How could we go about solving this? Well, somebody told me once that probability
is just fancy counting, so let's count. We know there are sixteen possible
values and seven spots for them to go in. When we pick the first character, it
can be any character up to `9`, inclusive, since anything more wouldn't leave us
enough room to fit strictly-increasing characters.

That means that the only case for `9` looks like this: `9abcdef`. For `8`, there
can be one "jump" in the sequence, and that jump can be anywhere, so `8abcdef`
and `89abcde` are both valid. That jump can be in any of seven positions (after
the first, after the second, etc.), so for `8` there are seven cases.
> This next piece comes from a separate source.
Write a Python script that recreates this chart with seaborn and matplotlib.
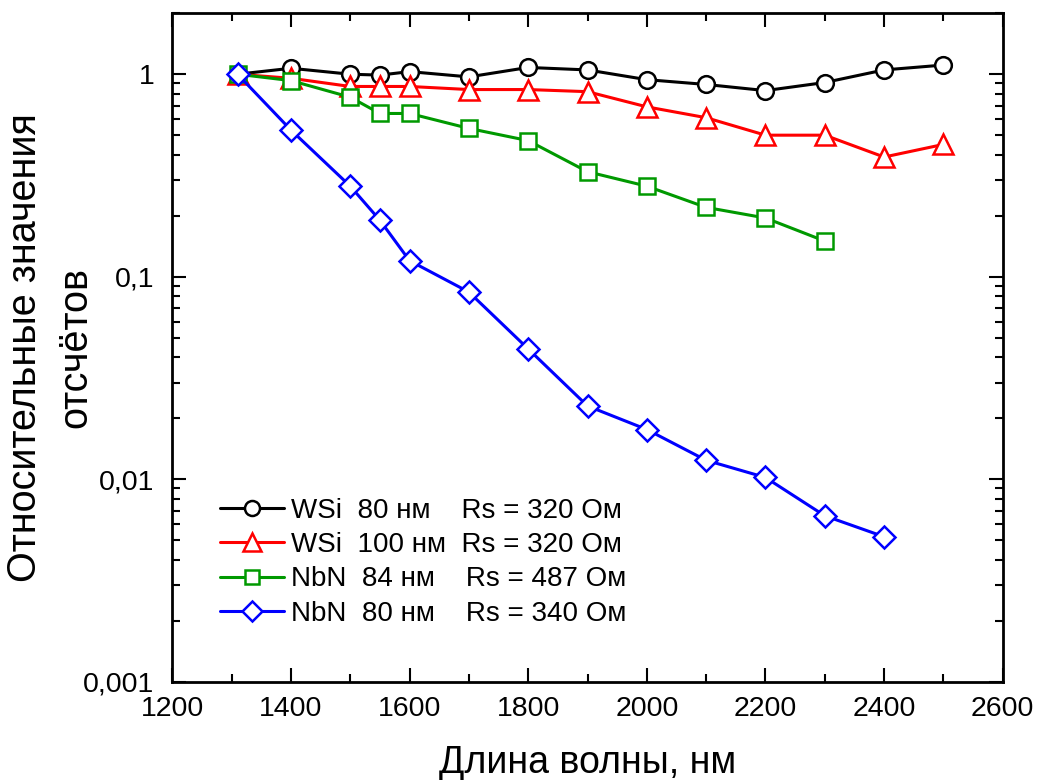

`7` is where it starts to get more difficult. Here, there can be *two* jumps of
value 1 or *one* jump of value 2. We know from `8` that the jump of value 2 can
be in any of seven positions (e.g. `789cdef`). A better way to count these along
with the jumps of value 1 might be to think of the jumps as additive. That is,
jumps are always of value 1, but if more than one happen to occupy the same
position, they "stack up" and become a jump of a larger value. This makes the
counting easier, because now we can consider the jumps individually.

Let's try it. Each jump can occupy any of seven positions, and for `7` there are
two jumps. That's a total of $7^{2} = 49$ cases. For `6`, there are three
possible jumps, so that's $7^{3} = 343$. In general, we can sum everything up
using the following expression.

$$ N_{\text{ascending}} = \sum_{i=1}^9 7^{n} = \text{47,079,207} $$

As you might expect, most of the cases come from the last term of the sum, when
$n=9$.

Now, all we need to do is count up the number of possible arrangements of any
sort and divide the two values to come up with the probability. Since there are
sixteen possible values for seven different positions, finding the total number
of possibilities is pretty straightforward.
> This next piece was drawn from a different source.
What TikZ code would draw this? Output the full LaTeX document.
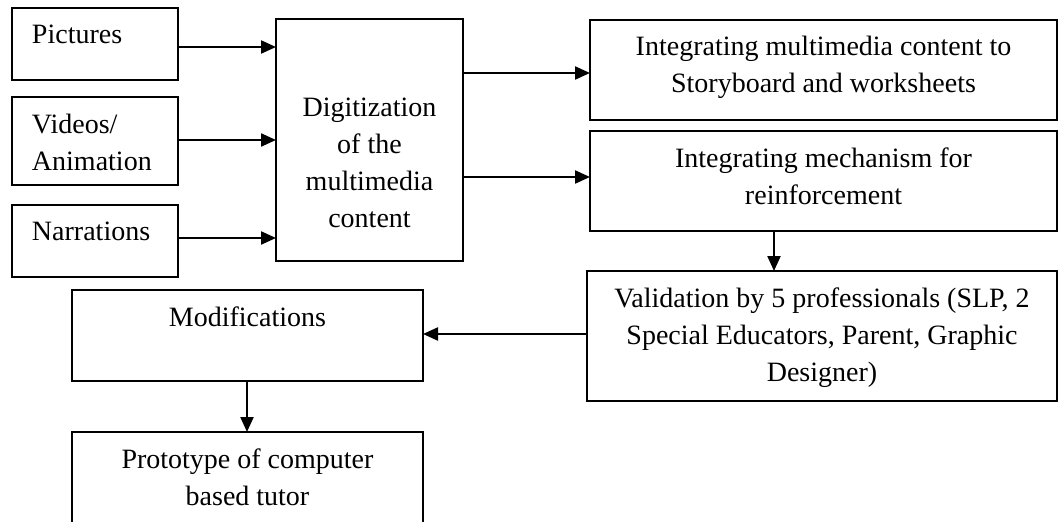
\documentclass[tikz,border=0pt]{standalone}
\usepackage{fontspec}
\setmainfont{Liberation Serif}
\usetikzlibrary{arrows.meta}
\newcommand\ctxt[4]{\parbox[c][#2][t]{#1}{\centering\rule{0pt}{#3}#4\par}}
\newcommand\ltxt[4]{\parbox[c][#2][t]{#1}{\raggedright\leftskip=20pt\rule{0pt}{#3}#4\par}}
\begin{document}
\begin{tikzpicture}[x=1pt,y=1pt,
  bx/.style={draw=black, line width=2.2pt, inner sep=0pt, outer sep=0pt, rectangle,
    font=\fontsize{28}{37}\selectfont},
  arr/.style={line width=2.2pt, -{Triangle[length=15pt,width=13pt]}}]
\useasboundingbox (0,0) rectangle (1058,-522);
\node[bx, minimum width=166pt, minimum height=72pt] (pic) at (95,-44) {\ltxt{166pt}{72pt}{35pt}{Pictures}};
\node[bx, minimum width=166pt, minimum height=88pt] (vid) at (95,-141) {\ltxt{166pt}{88pt}{36pt}{Videos/\\Animation}};
\node[bx, minimum width=166pt, minimum height=72pt] (nar) at (95,-241) {\ltxt{166pt}{72pt}{35pt}{Narrations}};
\node[bx, minimum width=187pt, minimum height=242pt] (dig) at (369.5,-140) {\ctxt{187pt}{242pt}{97pt}{Digitization\\of the\\multimedia\\content}};
\node[bx, minimum width=467pt, minimum height=100pt] (im) at (823.5,-70) {\ctxt{467pt}{100pt}{35pt}{Integrating multimedia content to\\Storyboard and worksheets}};
\node[bx, minimum width=467pt, minimum height=100pt] (mech) at (823.5,-181) {\ctxt{467pt}{100pt}{36pt}{Integrating mechanism for\\reinforcement}};
\node[bx, minimum width=470pt, minimum height=130pt] (val) at (822,-336) {\ctxt{470pt}{130pt}{36pt}{Validation by 5 professionals (SLP, 2\\Special Educators, Parent, Graphic\\Designer)}};
\node[bx, minimum width=351pt, minimum height=91pt] (mod) at (247.5,-335.5) {\ctxt{351pt}{91pt}{36pt}{Modifications}};
\node[bx, minimum width=351pt, minimum height=113pt] (proto) at (247.5,-488.5) {\ctxt{351pt}{113pt}{36pt}{Prototype of computer\\based tutor}};
\draw[arr] (pic.east |- 0,-47) -- (dig.west |- 0,-47);
\draw[arr] (vid.east |- 0,-140) -- (dig.west |- 0,-140);
\draw[arr] (nar.east |- 0,-238) -- (dig.west |- 0,-238);
\draw[arr] (dig.east |- 0,-73) -- (im.west |- 0,-73);
\draw[arr] (dig.east |- 0,-177) -- (mech.west |- 0,-177);
\draw[arr] (mech.south -| 774,0) -- (val.north -| 774,0);
\draw[arr] (val.west |- 0,-334) -- (mod.east |- 0,-334);
\draw[arr] (mod.south -| 247,0) -- (proto.north -| 247,0);
\end{tikzpicture}
\end{document}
$$ N_{\text{all}} = 16^{7} = \text{268,435,456} $$

And so is dividing the two values.

$$ P_{\text{ascending}} = \frac{N_{\text{ascending}}}{N_{\text{all}}} = \frac{\text{47,079,207}}{\text{268,435,456}} \approx 0.175 $$

This value is surprisingly high to me. I wouldn't have guessed that nearly 1 in
5 truncated commit hashes meet my strictly-increasing criterion, but apparently
they do.

### We could continue on like this forever.

There are endless criteria we could place on commit hashes (or other
nearly-meaningless strings). I encourage the reader to set one or more and try
to work out the probability. It's good for the soul, or whatever.